During his time there, the hotel paid for Marty and four of his colleagues to complete their level-three course at catering college.
Eventually, Marty moved on to the Whitefort Inn in west Belfast, where he worked as senior chef de partie.
“There was more freedom in the cooking, you got to express yourself more in what you were doing,” he says.
“When I was starting out, I was told that I should spend a year in a kitchen and move on, that I should get my head down wherever I went and learn, but always move on, and that’s what I’ve tried to do over the years.”
After leaving the Whitefort Inn, Marty worked in a number of different restaurants before taking up a more permanent post as sous chef at AMPM in south Belfast.
It was here that Marty developed his skills turning out dishes for up to 600 customers every Saturday and Sunday.
“It was a la carte and everything was cooked to order,” he says.

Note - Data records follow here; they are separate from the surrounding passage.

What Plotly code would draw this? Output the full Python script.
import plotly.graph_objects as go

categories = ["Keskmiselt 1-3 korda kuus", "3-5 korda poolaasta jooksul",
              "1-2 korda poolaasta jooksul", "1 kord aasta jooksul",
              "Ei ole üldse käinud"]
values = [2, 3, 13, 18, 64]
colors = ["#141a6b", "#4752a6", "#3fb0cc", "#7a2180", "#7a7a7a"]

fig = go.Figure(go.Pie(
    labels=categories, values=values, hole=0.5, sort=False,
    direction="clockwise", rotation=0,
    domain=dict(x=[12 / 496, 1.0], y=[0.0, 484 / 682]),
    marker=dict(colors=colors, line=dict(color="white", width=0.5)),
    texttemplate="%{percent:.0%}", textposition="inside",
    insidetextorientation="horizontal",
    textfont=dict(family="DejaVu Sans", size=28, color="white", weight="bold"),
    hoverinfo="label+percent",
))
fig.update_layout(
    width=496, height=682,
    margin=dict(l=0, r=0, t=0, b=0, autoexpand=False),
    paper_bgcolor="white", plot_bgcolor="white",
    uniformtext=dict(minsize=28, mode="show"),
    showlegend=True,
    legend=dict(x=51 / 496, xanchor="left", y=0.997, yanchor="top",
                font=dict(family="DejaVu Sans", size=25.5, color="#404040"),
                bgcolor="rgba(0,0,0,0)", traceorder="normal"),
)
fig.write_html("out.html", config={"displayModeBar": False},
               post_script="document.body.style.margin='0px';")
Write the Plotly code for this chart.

“It was a really pressure cooker and I loved every minute of it.”
After 18 months, he moved on to the now defunct Cayenne, working under the expertise of celebrity chef Danny Millar.
“It was nowhere near as much pressure as AMPM, but in hindsight, I’m not sure I enjoyed it as much because the hours were so long,” says Marty.
“We might start at 9am and not get finished until 1am.”
Following the birth of his daughter, Roise – now five, Marty decided to take a break from working as a chef to spend more time with his family.
“I decided there must be more to life than working 60 hours a week,” he says.
However, after working as a delivery driver, he returned to the industry as the recession hit and over the subsequent years, Marty worked at the likes of Failte in west Belfast and Lost Society in south Belfast, and he helped to turn around the fortunes of Slims Healthy Kitchen.
“Working there was probably my biggest achievement in that I don’t think I pushed myself as hard in my life,” he says.
He began working at the Ivanhoe at the start of the year and quickly rose to the position of head chef.
Given the wide variety of events hosted by the venue, every day is different in the kitchen – something that Marty loves.
He is also keen that as much of the food as possible is locally sourced and the menus benefit from his experience, knowledge and years of building up industry contacts.
“There is no one chef who has inspired me over the years,” he says.
“I have enjoyed working with the experienced guys over the years, the likes of Tommy Boyd, Michael Young, Danny Millar, they all taught me that hard work and dedication are what you need to succeed.”